RECORDS SHOWN
******
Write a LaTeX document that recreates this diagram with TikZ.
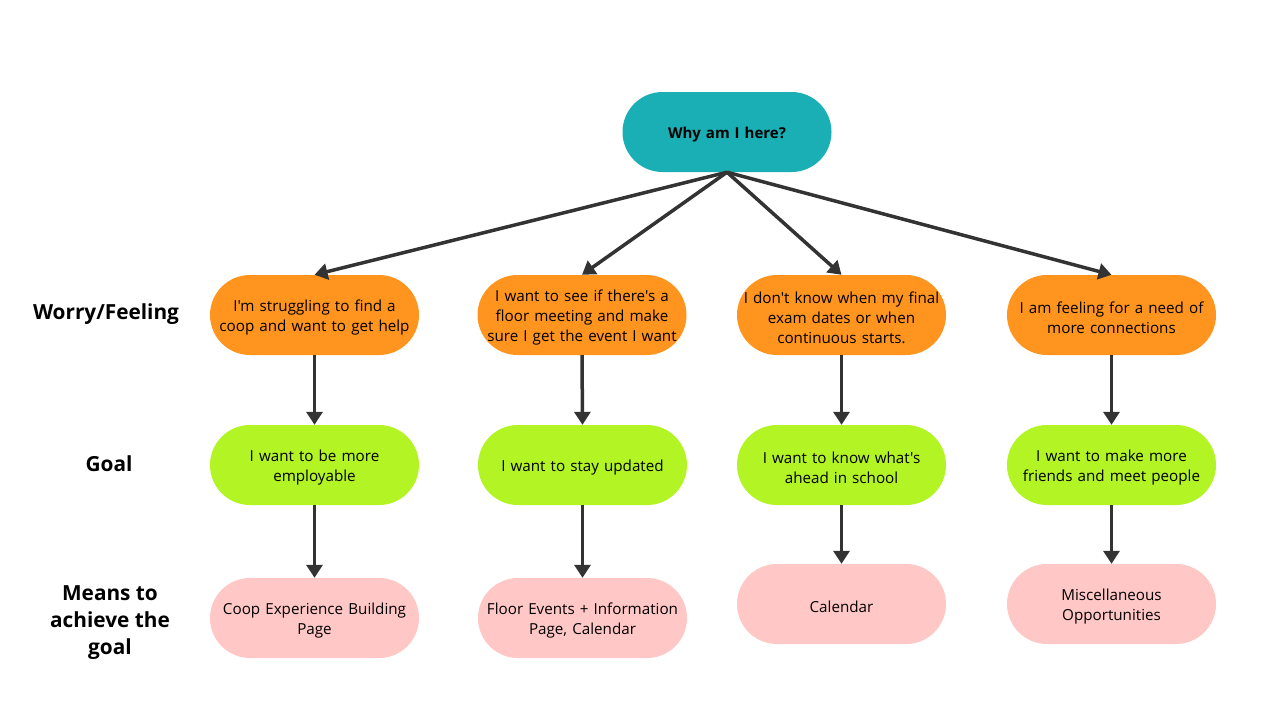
\documentclass[tikz,border=0pt]{standalone}
\usepackage{fontspec}
\setmainfont{Open Sans}[Ligatures=TeXOff]
\usetikzlibrary{arrows.meta}
\definecolor{teal1}{HTML}{19AFB5}
\definecolor{orange1}{HTML}{FF951E}
\definecolor{lime1}{HTML}{B2F424}
\definecolor{pink1}{HTML}{FFC7C5}
\definecolor{arr}{HTML}{333333}
\begin{document}
\begin{tikzpicture}[x=1pt,y=-1pt,
  pill/.style={rectangle,rounded corners=40pt,minimum width=209pt,minimum height=80pt,
    inner sep=2pt,align=center,text width=205pt,font=\fontsize{15.2}{20}\selectfont,text=black,
    execute at begin node={\rule{0pt}{17.5pt}}},
  worry/.style={pill,fill=orange1},
  goalbox/.style={pill,fill=lime1},
  means/.style={pill,fill=pink1},
  rowlabel/.style={align=center,font=\fontsize{20.8}{27}\selectfont\bfseries},
  conn/.style={draw=arr,line width=3.5pt,-{Triangle[length=13pt,width=16pt]}}]
\useasboundingbox[fill=white] (0,0) rectangle (1265,718);
\node[pill,fill=teal1,font=\fontsize{15}{20}\selectfont\bfseries] (top) at (727,132) {Why am I here?};
\node[worry] (w1) at (314.5,315) {I'm struggling to find a\\coop and want to get help};
\node[worry] (w2) at (582,315) {I want to see if there's a\\floor meeting and make\\sure I get the event I want};
\node[worry] (w3) at (841.5,315) {I don't know when my final\\exam dates or when\\continuous starts.};
\node[worry] (w4) at (1111.5,315) {I am feeling for a need of\\more connections};
\node[goalbox] (g1) at (314.5,465) {I want to be more\\employable};
\node[goalbox] (g2) at (582.5,465) {I want to stay updated};
\node[goalbox] (g3) at (841.5,465) {I want to know what's\\ahead in school};
\node[goalbox] (g4) at (1111.5,465) {I want to make more\\friends and meet people};
\node[means] (m1) at (314.5,618) {Coop Experience Building\\Page};
\node[means] (m2) at (582.5,618) {Floor Events + Information\\Page, Calendar};
\node[means] (m3) at (841.5,604) {Calendar};
\node[means] (m4) at (1111.5,604) {Miscellaneous\\Opportunities};
\node[rowlabel] (lw) at (106,314) {Worry/Feeling};
\node[rowlabel] (lg) at (109,464) {Goal};
\node[rowlabel] (lm) at (110,623) {Means to\\achieve the\\goal};
\coordinate (src) at (top.south);
\draw[conn] (src) -- (w1.north);
\draw[conn] (src) -- (w2.north);
\draw[conn] (src) -- (w3.north);
\draw[conn] (src) -- (w4.north);
\foreach \i in {1,2,3,4}{
  \draw[conn] (w\i.south) -- (g\i.north);
  \draw[conn] (g\i.south) -- (m\i.north);
}
\end{tikzpicture}
\end{document}
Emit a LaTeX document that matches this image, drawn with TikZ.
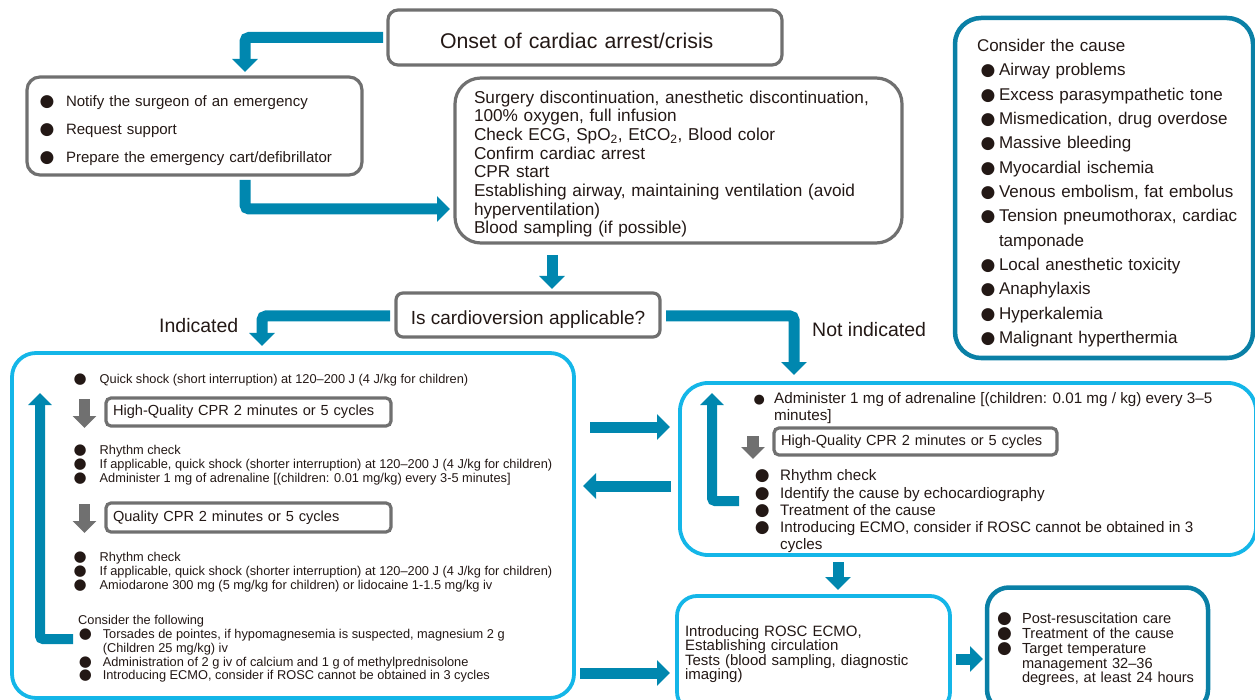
******
DIRECTIVE
From the records above, pull out each line that has "with".

REPLY
Write a LaTeX document that recreates this diagram with TikZ.
Emit a LaTeX document that matches this image, drawn with TikZ.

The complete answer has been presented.